* Aim of the task
Skip all pictures. Write out the data below from its first line through the line that contains "const H = 1207;".

* Dataset excerpt

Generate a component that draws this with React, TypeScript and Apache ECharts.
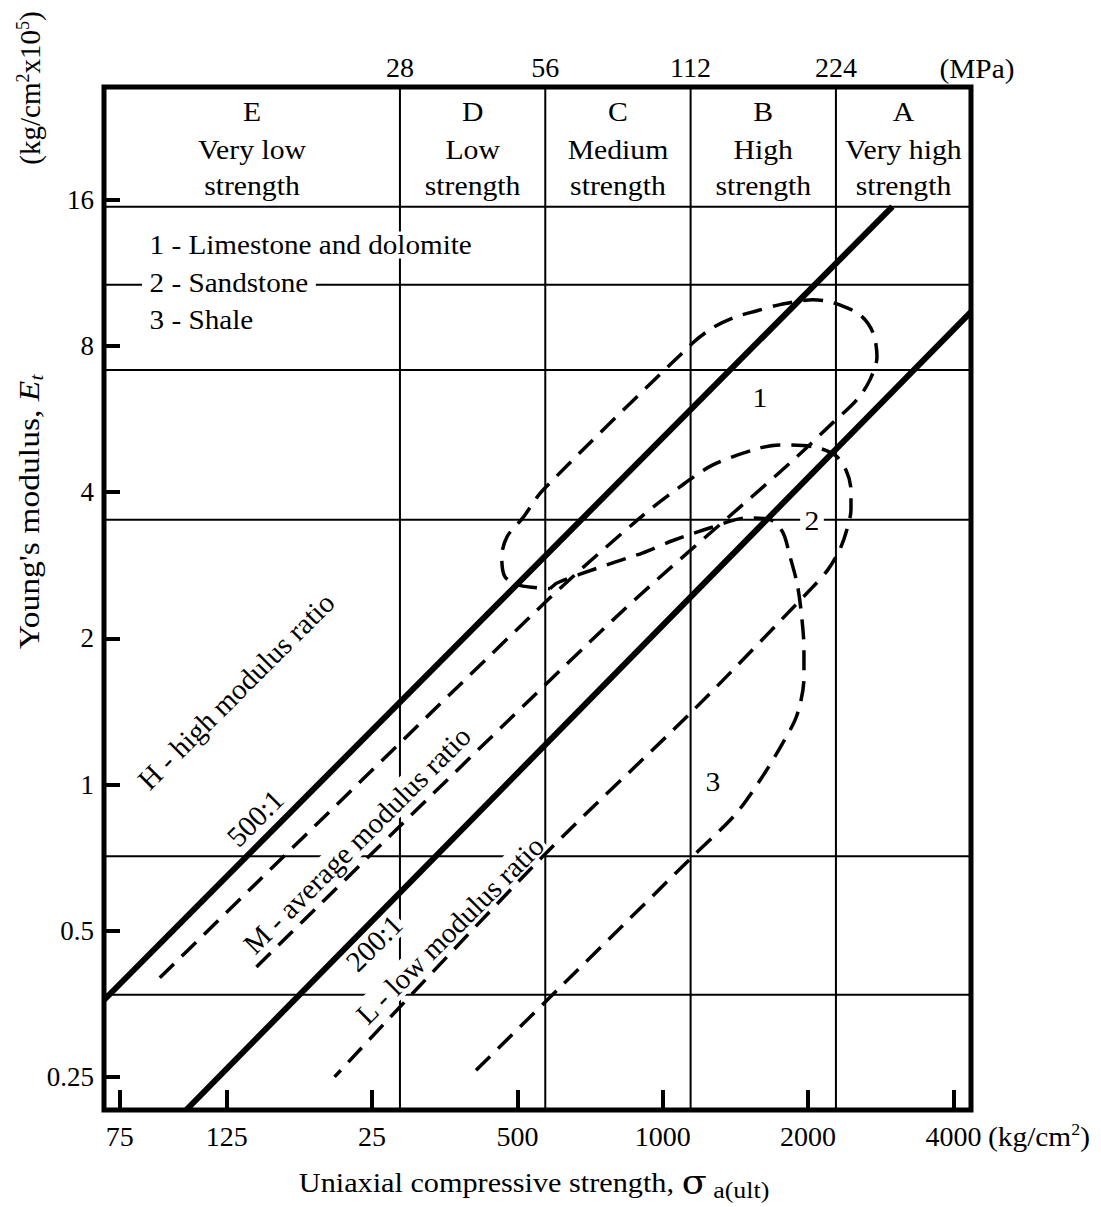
import React, { useEffect, useRef } from "react";
import * as echarts from "echarts";

const W = 1101;
const H = 1207;

// ---- axis data ----
const xRange = [69.6, 4350]; // kg/cm2 at left / right frame
const yRange = [0.2137, 27.3]; // E (kg/cm2 x 10^5) at bottom / top frame
const xTickValues = [75, 125, 250, 500, 1000, 2000, 4000];
const xTickLabels = ["75", "125", "25", "500", "1000", "2000", "4000"];
const yTickValues = [0.25, 0.5, 1, 2, 4, 8, 16];
const yTickLabels = ["0.25", "0.5", "1", "2", "4", "8", "16"];
const mpaBoundaries = [28, 56, 112, 224];
const mpaLabels = ["28", "56", "112", "224"];
const KG_PER_MPA = 10.197;
const eGridLines = [15.48, 10.69, 7.14, 3.51, 0.712, 0.369];

// ---- strength classes ----
const classCodes = ["E", "D", "C", "B", "A"];
const classNames = [
  ["Very low", "strength"],
  ["Low", "strength"],
  ["Medium", "strength"],
  ["High", "strength"],
  ["Very high", "strength"],
];
const legendItems = ["1 - Limestone and dolomite", "2 - Sandstone", "3 - Shale"];

// ---- modulus ratio lines [sigma kg/cm2, E x10^5 kg/cm2] ----
const ratio500 = [
  [69.6, 0.36],
  [2990, 15.48],
];
const ratio200 = [
  [103, 0.2137],
  [4350, 9.4],
];

// ---- envelopes ----
const limestone = [
  [144, 0.421], [788, 2.18], [1834, 4.59], [2252, 5.56], [2525, 6.2], [2686, 6.81],
  [2778, 7.6], [2725, 8.52], [2561, 9.27], [2252, 9.82], [2047, 9.96], [1749, 9.73],
  [1567, 9.45], [1398, 9.14], [1270, 8.72], [1155, 8.12], [565, 4.04], [513, 3.54],
  [476, 3.24], [464, 2.95], [471, 2.68], [506, 2.57], [584, 2.53],
];
const sandstone = [
  [90.8, 0.4], [578, 2.4], [897, 3.54], [1085, 4.1], [1270, 4.55], [1567, 4.91],
  [1749, 5.0], [2047, 4.96], [2273, 4.77], [2396, 4.44], [2454, 4.04], [2454, 3.68],
  [2407, 3.35], [2328, 3.05], [2199, 2.77], [2037, 2.54], [1155, 1.42], [565, 0.712],
  [209, 0.25],
];
const shale = [
  [584, 2.53], [604, 2.6], [674, 2.71], [788, 2.86], [910, 3.0], [1050, 3.18],
  [1270, 3.39], [1494, 3.54], [1667, 3.51], [1774, 3.3], [1834, 2.95], [1897, 2.6],
  [1933, 2.29], [1961, 1.9], [1961, 1.66], [1897, 1.39], [1766, 1.21], [1590, 1.02],
  [1411, 0.866], [1155, 0.712], [400, 0.2515],
];

const FONT = "'Liberation Serif', 'Times New Roman', Times, serif";

export default function App() {
  const ref = useRef<HTMLDivElement>(null);

  useEffect(() => {
    const el = ref.current;
    if (!el) return;
    const chart = echarts.init(el, null, { renderer: "svg" });
    const lg = Math.log2;
    const xMin = lg(xRange[0]);
    const xMax = lg(xRange[1]);
    const yMin = lg(yRange[0]);
    const yMax = lg(yRange[1]);
    const xy = (pts: number[][]) => pts.map((p) => [lg(p[0]), lg(p[1])]);
    const nearest = (v: number, vals: number[], labels: string[]) => {
      let best = 0;
      let d = Infinity;
      vals.forEach((t, i) => {
        const dd = Math.abs(lg(t) - v);
        if (dd < d) {
          d = dd;
          best = i;
        }
      });
      return labels[best];
    };
    const mpaKg = mpaBoundaries.map((m) => m * KG_PER_MPA);

    const thin = {
      type: "line",
      symbol: "none",
      silent: true,
      z: 1,
      lineStyle: { color: "#000", width: 2 },
    };
    const gridSeries: any[] = [
      ...mpaKg.map((k) => ({ ...thin, data: [[lg(k), yMin], [lg(k), yMax]] })),
      ...eGridLines.map((e) => ({ ...thin, data: [[xMin, lg(e)], [xMax, lg(e)]] })),
    ];
    const solid = (name: string, pts: number[][]) => ({
      type: "line",
      name,
      data: xy(pts),
      symbol: "none",
      silent: true,
      z: 10,
      lineStyle: { color: "#000", width: 6 },
    });
    const dashed = (name: string, pts: number[][]) => ({
      type: "line",
      name,
      data: xy(pts),
      symbol: "none",
      smooth: 0.3,
      silent: true,
      z: 10,
      lineStyle: { color: "#000", width: 3.5, type: [20, 11] },
    });

    const labelStyle = { color: "#000", fontFamily: FONT };

    chart.setOption({
      animation: false,
      backgroundColor: "#fff",
      grid: {
        left: 104,
        right: W - 971,
        top: 87,
        bottom: H - 1110,
        show: true,
        borderColor: "#000",
        borderWidth: 5,
        containLabel: false,
      },
      xAxis: [
        {
          type: "value",
          min: xMin,
          max: xMax,
          position: "bottom",
          axisLine: { show: false, onZero: false },
          splitLine: { show: false },
          axisTick: {
            show: true,
            inside: true,
            length: 20,
            customValues: xTickValues.map(lg),
            lineStyle: { color: "#000", width: 4 },
          },
          axisLabel: {
            ...labelStyle,
            fontSize: 28,
            margin: 12,
            customValues: xTickValues.map(lg),
            formatter: (v: number) => nearest(v, xTickValues, xTickLabels),
          },
        },
        {
          type: "value",
          min: xMin,
          max: xMax,
          position: "top",
          axisLine: { show: false, onZero: false },
          splitLine: { show: false },
          axisTick: { show: false },
          axisLabel: {
            ...labelStyle,
            fontSize: 28,
            margin: 6,
            customValues: mpaKg.map(lg),
            formatter: (v: number) => nearest(v, mpaKg, mpaLabels),
          },
        },
      ],
      yAxis: {
        type: "value",
        min: yMin,
        max: yMax,
        axisLine: { show: false, onZero: false },
        splitLine: { show: false },
        axisTick: {
          show: true,
          inside: true,
          length: 16,
          customValues: yTickValues.map(lg),
          lineStyle: { color: "#000", width: 4 },
        },
        axisLabel: {
          ...labelStyle,
          fontSize: 27,
          margin: 10,
          customValues: yTickValues.map(lg),
          formatter: (v: number) => nearest(v, yTickValues, yTickLabels),
        },
      },
      series: [
        ...gridSeries,
        solid("500:1", ratio500),
        solid("200:1", ratio200),
        dashed("Limestone and dolomite", limestone),
        dashed("Sandstone", sandstone),
        dashed("Shale", shale),
      ],
    });

    const px = (v: number) => chart.convertToPixel({ xAxisIndex: 0 }, v) as number;

    const txt = (text: string, x: number, y: number, o: any = {}) => ({
      type: "text",
      x,
      y,
      z: 5,
      silent: true,
      rotation: o.rotation || 0,
      scaleX: o.scaleX ?? 1.1,
      style: {
        text,
        fill: "#000",
        fontFamily: FONT,
        fontSize: o.fontSize || 27,
        align: o.align || "center",
        verticalAlign: "middle",
        textAlign: o.align || "center",
        textVerticalAlign: "middle",
        backgroundColor: o.bg,
        padding: o.padding,
        rich: o.rich,
      },
    });

    const bounds = [xMin, ...mpaKg.map(lg), xMax];
    const elements: any[] = [];
    classCodes.forEach((c, i) => {
      const cx = px((bounds[i] + bounds[i + 1]) / 2);
      elements.push(txt(c, cx, 112));
      elements.push(txt(classNames[i][0], cx, 150));
      elements.push(txt(classNames[i][1], cx, 186));
    });
    const legendY = [245, 283, 320];
    legendItems.forEach((t, i) => {
      elements.push(txt(t, 142, legendY[i], { align: "left", bg: "#fff", padding: [0, 7], scaleX: 1.08 }));
    });
    elements.push(txt("1", 760, 398));
    elements.push(txt("2", 812, 521, { bg: "#fff", padding: [0, 4] }));
    elements.push(txt("3", 713, 782));

    const rot = Math.PI / 4;
    const rotOpts = { rotation: rot, fontSize: 29, scaleX: 1, bg: "#fff", padding: [0, 2] };
    elements.push(txt("H - high modulus ratio", 236, 691, rotOpts));
    elements.push(txt("500:1", 255, 818, rotOpts));
    elements.push(txt("M - average modulus ratio", 357, 840, rotOpts));
    elements.push(txt("200:1", 374, 943, rotOpts));
    elements.push(txt("L - low modulus ratio", 450, 930, rotOpts));

    elements.push(txt("(MPa)", 977, 68, { fontSize: 28, scaleX: 1.05 }));
    elements.push(
      txt("{a|(kg/cm}{s|2}{a|)}", 988, 1136, {
        align: "left",
        scaleX: 1.05,
        rich: {
          a: { fontFamily: FONT, fontSize: 28, fill: "#000", color: "#000", verticalAlign: "middle", lineHeight: 30 },
          s: { fontFamily: FONT, fontSize: 17, fill: "#000", color: "#000", verticalAlign: "top", lineHeight: 30 },
        },
      })
    );
    elements.push(
      txt("{a|(kg/cm}{s|2}{a|x10}{s|5}{a|)}", 30, 88, {
        rotation: Math.PI / 2,
        scaleX: 1,
        rich: {
          a: { fontFamily: FONT, fontSize: 29, fill: "#000", color: "#000", verticalAlign: "middle", lineHeight: 32 },
          s: { fontFamily: FONT, fontSize: 18, fill: "#000", color: "#000", verticalAlign: "top", lineHeight: 32 },
        },
      })
    );
    elements.push(
      txt("{a|Young's modulus, }{e|E}{t|t}", 29, 512, {
        rotation: Math.PI / 2,
        scaleX: 1.12,
        rich: {
          a: { fontFamily: FONT, fontSize: 30, fill: "#000", color: "#000", verticalAlign: "middle", lineHeight: 34 },
          e: { fontFamily: FONT, fontSize: 30, fontStyle: "italic", fill: "#000", color: "#000", verticalAlign: "middle", lineHeight: 34 },
          t: { fontFamily: FONT, fontSize: 19, fontStyle: "italic", fill: "#000", color: "#000", verticalAlign: "bottom", lineHeight: 34 },
        },
      })
    );
    elements.push(
      txt("{a|Uniaxial compressive strength, }{g|σ}{b| a(ult)}", 534, 1182, {
        scaleX: 1.08,
        rich: {
          a: { fontFamily: FONT, fontSize: 28, fill: "#000", color: "#000", verticalAlign: "middle", lineHeight: 40 },
          g: { fontFamily: "'DejaVu Serif', serif", fontSize: 34, fill: "#000", color: "#000", verticalAlign: "middle", lineHeight: 40 },
          b: { fontFamily: FONT, fontSize: 24, fill: "#000", color: "#000", verticalAlign: "bottom", lineHeight: 40 },
        },
      })
    );

    chart.setOption({ graphic: { elements } });

    return () => {
      chart.dispose();
    };
  }, []);

  return (
    <div
      ref={ref}
      style={{ position: "fixed", left: 0, top: 0, width: W, height: H, background: "#fff" }}
    />
  );
}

* Reply
Generate a component that draws this with React, TypeScript and Apache ECharts.
import React, { useEffect, useRef } from "react";
import * as echarts from "echarts";

const W = 1101;
const H = 1207;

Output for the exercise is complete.